Condo or unit-sale programs can increase gross proceeds in certain markets, but they add marketing and sellout risk, higher finish standards, and tougher financing. Design must match the exit. Trying to design for both rental and condo often means paying for both and getting paid for neither.
A decision framework that respects reality
A conversion is investable when four conditions align. This is the point where a feasibility study becomes a go/no-go tool, not a justification memo.
- Physical feasibility: The building supports a residential plan without heroic structural work, and net-to-gross stays in a bankable band.
- Entitlement path: Approvals are as-of-right or the sponsor underwrites the politics with a real timeline buffer and cost contingency.
- Basis strength: The spread between all-in cost and stabilized value survives both a delay case and a rent haircut case.
- Financeability: Loan terms match conversion risk, equity can cover overruns, and cash controls work in practice.
When one of these legs is weak, outcomes depend too much on outside luck. The sensible response is usually not to add complexity. It is to re-price the asset, reduce scope, or walk away.
Closeout and records discipline (it pays you back later)
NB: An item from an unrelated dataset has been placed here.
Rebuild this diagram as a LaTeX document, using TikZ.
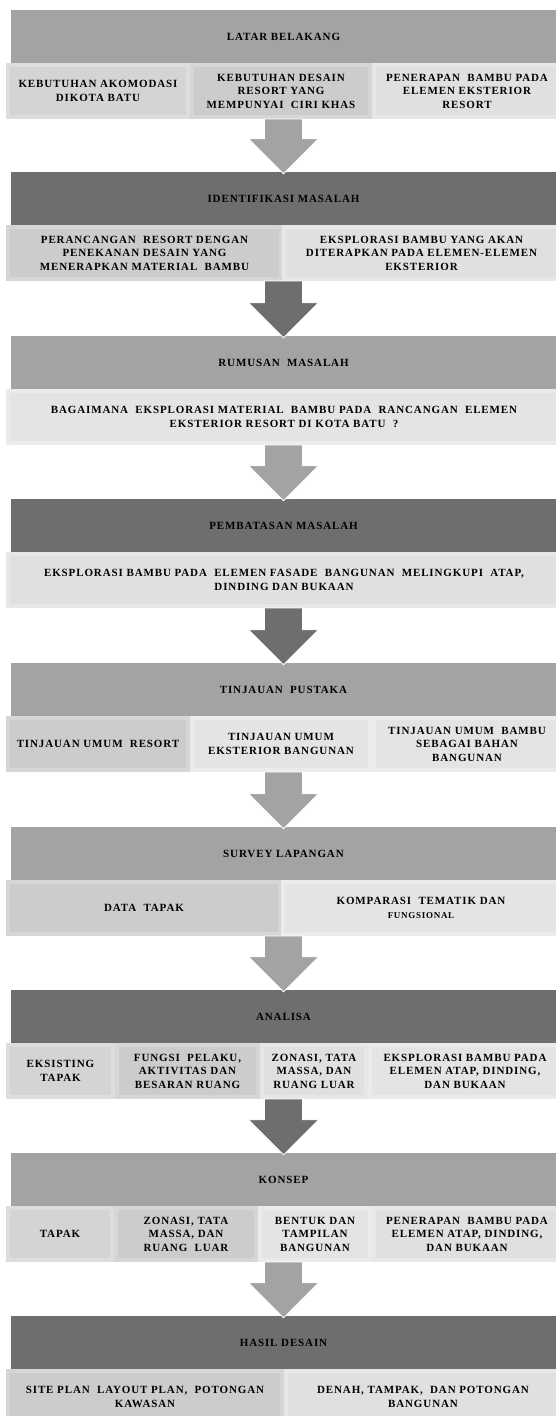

At project end, treat documentation like an asset. Archive the index, versions, Q&A, user list, and full audit logs; hash the archive; set a retention schedule; require vendor deletion with a destruction certificate; and remember that legal holds override deletion. Clean records reduce disputes, speed refinancing, and protect the sponsor when memories fade and the numbers matter.
Conclusion
A tired office-to-residential conversion can work, but only when geometry, entitlements, basis, and a financeable capital structure line up early. If your feasibility study is built around kill tests, staged spend, and realistic carry, it will save you from the most expensive mistake in conversions: confusing conceptual upside with a bankable, buildable plan.